There is a lot of physical comedy in the movie — even more so than in the first one — so it seemed likely James might have suffered more than a fair share of bumps and bruises.

“Every time we write these [movies], I get carried away,” James said. “They keep getting bigger and more physical and more funny — never thinking to myself, ‘Hey Kevin! There’s going to come a day when you’re going to have to shoot this, and you’re going to actually have to do this stuff!’

“So that was a little scary,” added James, but he also said, “It was definitely worth the pain when we saw the final product. Plus, my fans look for me to deliver physical comedy, and I didn’t want to disappoint them.”

For the entertainer and filmmaker, the overall concept of both “Paul Blart” films comes from the same germ of an idea: “I would spot these guys. I would see them — and not just mall cops — but auxiliary cops, security guards and anyone else who is in a position of authority without lethal weapons, expected to handle all kinds of crazy situations and scenarios.”

James said he has always been impressed by what those individuals have to tackle, given “they possibly do not have the skill set nor training for some of those jobs — they are just thrown in to it and told, ‘Do it!’

“It struck me that it’s got to be difficult for those guys on many occasions to have to jump in and take control. I often would think to myself, ‘How do these guys do it?’ They do everything from returning a lost child to their mother in a mall, to breaking up some pretty nasty and ugly fights and brawls that seem to be breaking out more and more in malls these days.
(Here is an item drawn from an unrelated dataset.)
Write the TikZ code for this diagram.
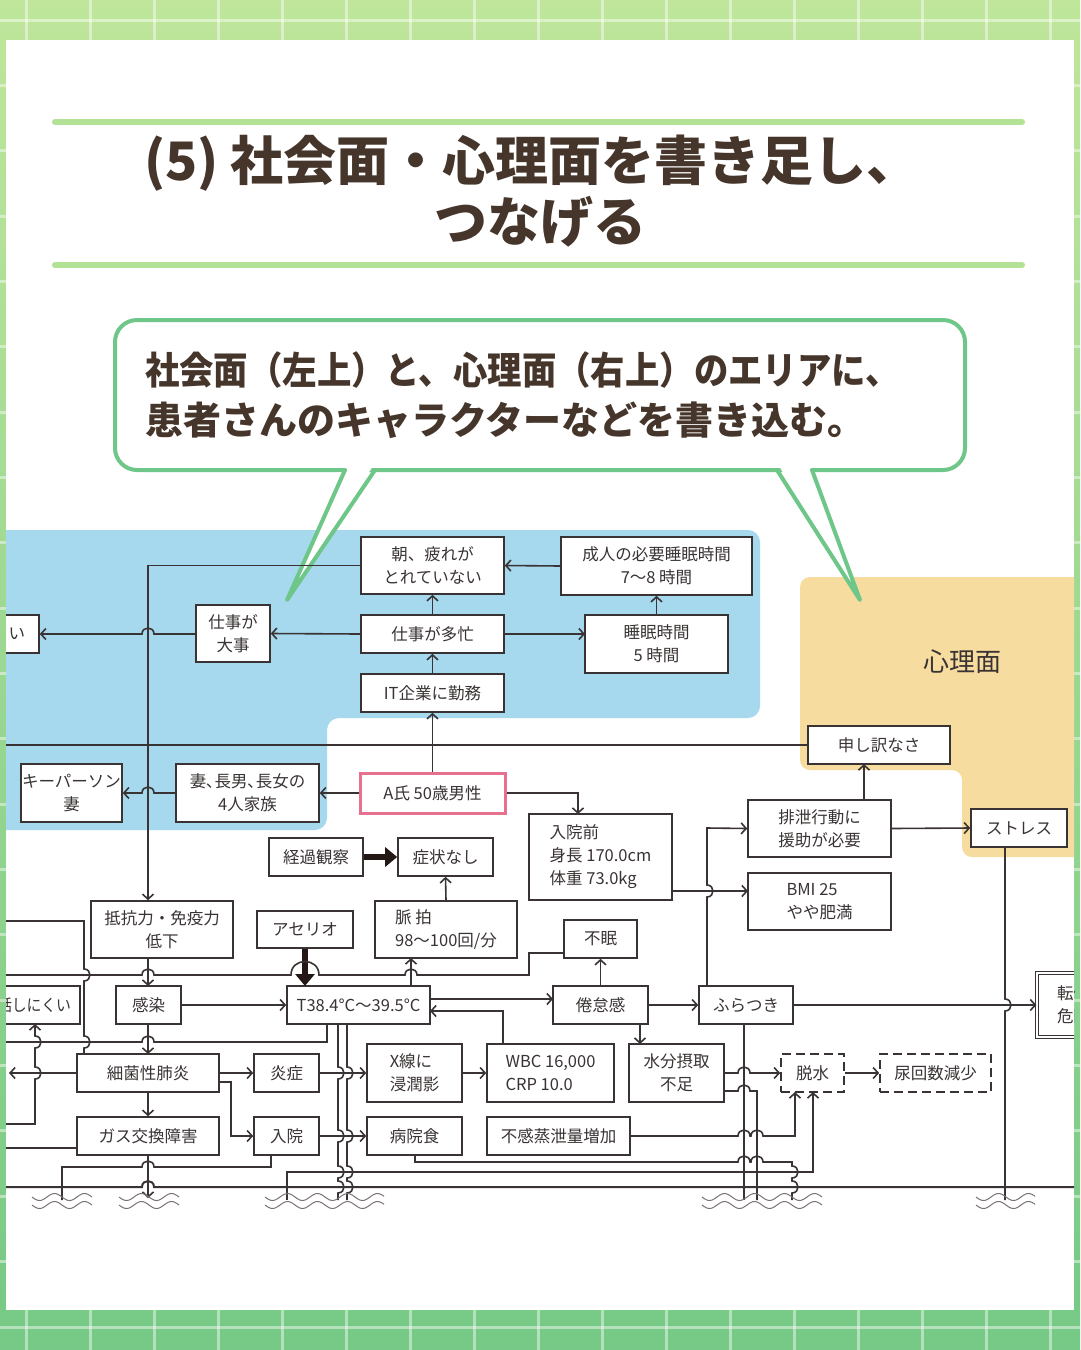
\documentclass[tikz,border=0pt]{standalone}
\usepackage{graphicx}
\usepackage{fontspec}
\newfontfamily\jp{Noto Sans CJK JP}
\usetikzlibrary{arrows.meta}
\definecolor{bgtop}{HTML}{BFE69B}
\definecolor{bgbot}{HTML}{76C986}
\definecolor{lc}{HTML}{3A3333}
\definecolor{titlec}{HTML}{45352A}
\definecolor{gline}{HTML}{B3E196}
\definecolor{bubc}{HTML}{6EC688}
\definecolor{bluec}{HTML}{A6D8EE}
\definecolor{orc}{HTML}{F7DCA0}
\definecolor{pinkc}{HTML}{E8708F}
\definecolor{wavec}{HTML}{7A7272}
\definecolor{fatc}{HTML}{231815}
\newcommand\myjp{\jp\fontsize{16.5}{23}\selectfont}
\begin{document}
\begin{tikzpicture}[x=1pt,y=-1pt,
  ln/.style={draw=lc,line width=1.6pt},
  arr/.style={ln,-{Straight Barb[length=5pt,width=11pt]}},
  box/.style={draw=lc,line width=1.6pt,fill=white,inner sep=1pt,align=center,font=\myjp,text=lc},
  lbox/.style={box,align=left},
  dbox/.style={box,dash pattern=on 9pt off 5pt},
  fat/.style={draw=fatc,line width=6pt,-{Triangle[length=12pt,width=19pt]}},
  hr/.style 2 args={insert path={-- (#1-6,#2) .. controls +(0,-8) and +(0,-8) .. (#1+6,#2)}},
  hl/.style 2 args={insert path={-- (#1+6,#2) .. controls +(0,-8) and +(0,-8) .. (#1-6,#2)}},
  hlbig/.style 2 args={insert path={-- (#1+14,#2) .. controls +(0,-18) and +(0,-18) .. (#1-14,#2)}},
  vd/.style 2 args={insert path={-- (#1,#2-6) .. controls +(8,0) and +(8,0) .. (#1,#2+6)}},
  vu/.style 2 args={insert path={-- (#1,#2+6) .. controls +(8,0) and +(8,0) .. (#1,#2-6)}},
  sz/.style 2 args={minimum width=#1pt,minimum height=#2pt},
  titletext/.style={font=\jp\bfseries\fontsize{53}{60}\selectfont,text=titlec,inner sep=0pt},
  bubtext/.style={font=\jp\bfseries\fontsize{38}{44}\selectfont,text=titlec,inner sep=0pt,anchor=west},
]
\useasboundingbox (0,0) rectangle (1080,1350);
% background
\shade[top color=bgtop,bottom color=bgbot] (0,0) rectangle (1080,1350);
\foreach \i in {0,...,16} \draw[white,opacity=0.45,line width=3pt] (26+64*\i,0) -- (26+64*\i,1350);
\foreach \i in {0,...,20} \draw[white,opacity=0.45,line width=3pt] (0,20+65.35*\i) -- (1080,20+65.35*\i);
\fill[white] (6,40) rectangle (1074,1310);

% title
\draw[gline,line width=6pt,line cap=round] (55,122) -- (1022,122);
\draw[gline,line width=6pt,line cap=round] (55,265) -- (1022,265);
\node[titletext] (t1) at (532,163) {(5) 社会面・心理面を書き足し、};
\node[titletext] (t2) at (540,222) {つなげる};

% regions
\begin{scope}
\clip (6,40) rectangle (1074,1310);
\fill[bluec,rounded corners=12pt] (-30,530) -- (760,530) -- (760,718) -- (327,718) -- (327,830) -- (-30,830) -- cycle;
\fill[orc,rounded corners=10pt] (800,577) -- (1110,577) -- (1110,857) -- (962,857) -- (962,770) -- (800,770) -- cycle;
\end{scope}
\node[font=\jp\fontsize{26}{30}\selectfont,text=lc] (shinri) at (962,662) {心理面};

% bubble
\draw[bubc,line width=4pt,fill=white,rounded corners=22pt] (115,320) rectangle (965,470);
\fill[white] (347,466) -- (373,466) -- (287,600) -- cycle;
\draw[bubc,line width=4pt,line cap=round,line join=round] (345,470) -- (287,600) -- (375,470);
\fill[white] (779,466) -- (810,466) -- (860,600) -- cycle;
\draw[bubc,line width=4pt,line cap=round,line join=round] (777,470) -- (860,600) -- (812,470);
\node[bubtext] (b1) at (145,370) {\scalebox{0.905}[1]{社会面（左上）と、心理面（右上）のエリアに、}};
\node[bubtext] (b2) at (145,420) {患者さんのキャラクターなどを書き込む。};

\begin{scope}
\clip (6,40) rectangle (1074,1310);
% nodes
\node[box,sz={143}{57}] (asa) at (432.5,565.5) {朝、疲れが\\とれていない};
\node[box,sz={191}{58}] (seijin) at (656.5,566) {成人の必要睡眠時間\\7〜8 時間};
\node[box,sz={143}{38}] (tabou) at (432.5,634) {仕事が多忙};
\node[box,sz={143}{58}] (suimin) at (656.5,644) {睡眠時間\\5 時間};
\node[box,sz={143}{38}] (it) at (432.5,693) {IT企業に勤務};
\node[box,sz={74}{57}] (daiji) at (233,633.5) {仕事が\\大事};
\node[box,sz={99}{38}] (nai) at (-10.5,634) {\hspace*{55pt}い};
\node[box,sz={101}{58}] (key) at (71.5,793) {キーパーソン\\妻};
\node[box,sz={143}{58}] (kazoku) at (247.5,793) {妻､長男､長女の\\4人家族};
\node[box,draw=pinkc,line width=3pt,sz={145}{40}] (ashi) at (432.5,793) {A氏 50歳男性};
\node[box,sz={142}{38}] (moushi) at (879,745) {申し訳なさ};
\node[lbox,sz={143}{57}] (haisetsu) at (819.5,828.5) {排泄行動に\\援助が必要};
\node[box,sz={96}{38}] (stress) at (1019,828) {ストレス};
\node[lbox,sz={143}{57}] (bmi) at (819.5,901.5) {BMI 25\\やや肥満};
\node[lbox,sz={143}{86}] (nyuinmae) at (600.5,857) {入院前\\身長 170.0cm\\体重 73.0kg};
\node[box,sz={94}{38}] (keika) at (316,857) {経過観察};
\node[box,sz={95}{38}] (shoujou) at (445.5,857) {症状なし};
\node[box,sz={142}{57}] (teikou) at (162,929.5) {抵抗力・免疫力\\低下};
\node[box,sz={96}{37}] (aserio) at (305,929.5) {アセリオ};
\node[lbox,sz={142}{57}] (myaku) at (446,929.5) {脈 拍\\98〜100回/分};
\node[box,sz={73}{38}] (fumin) at (600.5,939) {不眠};
\node[box,sz={100}{38}] (hanashi) at (30,1005) {\hspace*{8pt}\scalebox{0.9}[1]{話しにくい}};
\node[box,sz={65}{38}] (kansen) at (148.5,1005) {感染};
\node[box,sz={143}{38}] (temp) at (358.5,1005) {T38.4°C〜39.5°C};
\node[box,sz={95}{38}] (kentai) at (600.5,1005) {倦怠感};
\node[box,sz={94}{38}] (furatsuki) at (746,1005) {ふらつき};
\node[box,double,double distance=2.2pt,line width=1.3pt,sz={73}{64}] (kiken) at (1073.5,1005) {転倒\\危険};
\node[box,sz={142}{38}] (saikin) at (148,1073) {細菌性肺炎};
\node[box,sz={65}{38}] (enshou) at (286.5,1073) {炎症};
\node[lbox,sz={95}{58}] (xsen) at (414.5,1073) {X線に\\浸潤影};
\node[lbox,sz={127}{58}] (wbc) at (550.5,1073) {WBC 16,000\\CRP 10.0};
\node[box,sz={95}{58}] (suibun) at (676.5,1073) {水分摂取\\不足};
\node[dbox,sz={63}{38}] (dassui) at (812.5,1073) {脱水};
\node[dbox,sz={111}{38}] (nyou) at (935.5,1073) {尿回数減少};
\node[box,sz={142}{38}] (gas) at (148,1136) {ガス交換障害};
\node[box,sz={65}{38}] (nyuin) at (286.5,1136) {入院};
\node[box,sz={95}{38}] (byouin) at (414.5,1136) {病院食};
\node[box,sz={143}{38}] (fukan) at (558.5,1136) {不感蒸泄量増加};

% connectors: social area
\draw[arr] (seijin.west) -- (asa.east);
\draw[arr] (tabou.north) -- (asa.south);
\draw[arr] (it.north) -- (tabou.south);
\draw[arr] (tabou.east) -- (585,634);
\draw[arr] (suimin.north) -- (seijin.south);
\draw[arr] (tabou.west) -- (daiji.east);
\draw[arr] (196,634) [hl={148}{634}] -- (nai.east);
\draw[arr] (asa.west) -- (148,565.5) -- (teikou.north -| 148,0);
\draw[ln] (moushi.west) -- (6,745);
\draw[arr] (ashi.north) -- (it.south);
\draw[arr] (ashi.west) -- (kazoku.east);
\draw[arr] (kazoku.west) [hl={148}{793}] -- (key.east);
\draw[arr] (ashi.east) -- (578,793) -- (578,814);

% psychological / right
\draw[arr] (672,891) -- (748,891);
\draw[arr] (707,986) [vu={707}{891}] -- (707,828) -- (haisetsu.west);
\draw[arr] (haisetsu.east) -- (stress.west);
\draw[arr] (864,800) -- (864,764);
\draw[ln] (1005,847) [vd={1005}{1005}] -- (1005,1200);
\draw[arr] (furatsuki.east) -- (kiken.west);

% middle
\draw[fat] (keika.east) -- (shoujou.west);
\draw[arr] (myaku.north) -- (shoujou.south);
\draw[arr] (148,958) -- (148,986);
\draw[fat] (aserio.south) -- (305,986);
\draw[arr] (411,986) -- (411,958);
\draw[ln] (564,953) -- (529,953) -- (529,975) [hl={411}{975}] [hlbig={305}{975}] [hl={148}{975}] -- (6,975);
\draw[arr] (kansen.east) -- (temp.west);
\draw[arr] (430,999) -- (553,999);
\draw[arr] (503,1044) -- (503,1011) -- (430,1011);
\draw[arr] (kentai.north) -- (fumin.south);
\draw[arr] (kentai.east) -- (furatsuki.west);
\draw[arr] (640,1024) -- (640,1044);
\draw[ln] (327,1024) -- (327,1042) [hl={148}{1042}] -- (6,1042);
\draw[ln] (338,1024) [vd={338}{1073}] [vd={338}{1136}] [vd={338}{1172}] [vd={338}{1187}] -- (338,1200);
\draw[ln] (347,1024) [vd={347}{1073}] [vd={347}{1136}] [vd={347}{1172}] [vd={347}{1187}] -- (347,1200);

% lower left
\draw[arr] (148,1024) -- (148,1054);
\draw[arr] (saikin.east) -- (enshou.west);
\draw[arr] (saikin.south) -- (gas.north);
\draw[arr] (219,1082) -- (231,1082) -- (231,1136) -- (nyuin.west);
\draw[arr] (enshou.east) -- (xsen.west);
\draw[arr] (nyuin.east) -- (byouin.west);
\draw[arr] (xsen.east) -- (wbc.west);
\draw[arr] (saikin.west) -- (9,1073);
\draw[ln] (6,921) -- (84,921) [vd={84}{975}] [vd={84}{1042}] -- (84,1054);
\draw[arr] (6,1124) -- (35,1124) [vu={35}{1073}] [vu={35}{1042}] -- (35,1024);
\draw[ln] (77,1148) -- (6,1148);
\draw[ln] (271,1155) -- (271,1167) [hl={148}{1167}] -- (62,1167) -- (62,1200);
\draw[arr] (gas.south) -- (148,1198);
\draw[draw=lc,line width=2pt] (6,1187) [hr={148}{1187}] -- (1074,1187);

% lower right
\draw[arr] (287,1200) -- (287,1172) -- (813,1172) -- (813,1092);
\draw[ln] (415,1155) -- (415,1162) [hr={744}{1162}] [hr={757}{1162}] -- (792,1162) [vd={792}{1172}] [vd={792}{1187}] -- (792,1200);
\draw[arr] (fukan.east) [hr={744}{1136}] [hr={757}{1136}] -- (795,1136) -- (795,1092);
\draw[ln] (724,1091) [hr={744}{1091}] -- (757,1091) -- (757,1200);
\draw[arr] (suibun.east) [hr={744}{1073}] -- (dassui.west);
\draw[ln] (744,1024) -- (744,1200);
\draw[arr] (dassui.east) -- (nyou.west);

% cut marks
\foreach \a/\b in {32/92,119/179,265/384,702/822,976/1035}{
  \draw[wavec,line width=1pt] plot[domain=\a:\b,samples=60,smooth] (\x,{1197+3.5*sin(12*(\x-\a))});
  \draw[wavec,line width=1pt] plot[domain=\a:\b,samples=60,smooth] (\x,{1205+3.5*sin(12*(\x-\a))});
}
\end{scope}
\end{tikzpicture}
\end{document}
It must often be crazy for those people.

“We just wanted to honor them in a way.”

Since “Paul Blart: Mall Cop 2” was set in Vegas, one had to ask James if he’s lucky at those ever-present gaming tables.

“Let me tell you. I remember the first time I ever did standup there. When you do comedy in Vegas, you usually work a week at a time. Now, I had never really gambled before, and when I got there I was like a wild kid. I was so excited about it.

“Unfortunately, I literally lost all my first week’s pay on the first night I was there. But that was the lesson I needed to learn. Because I was working for free for the rest of the week, and I went home with no money. I said to myself, ‘You cannot do this again.’ And I really have never gambled again after that.”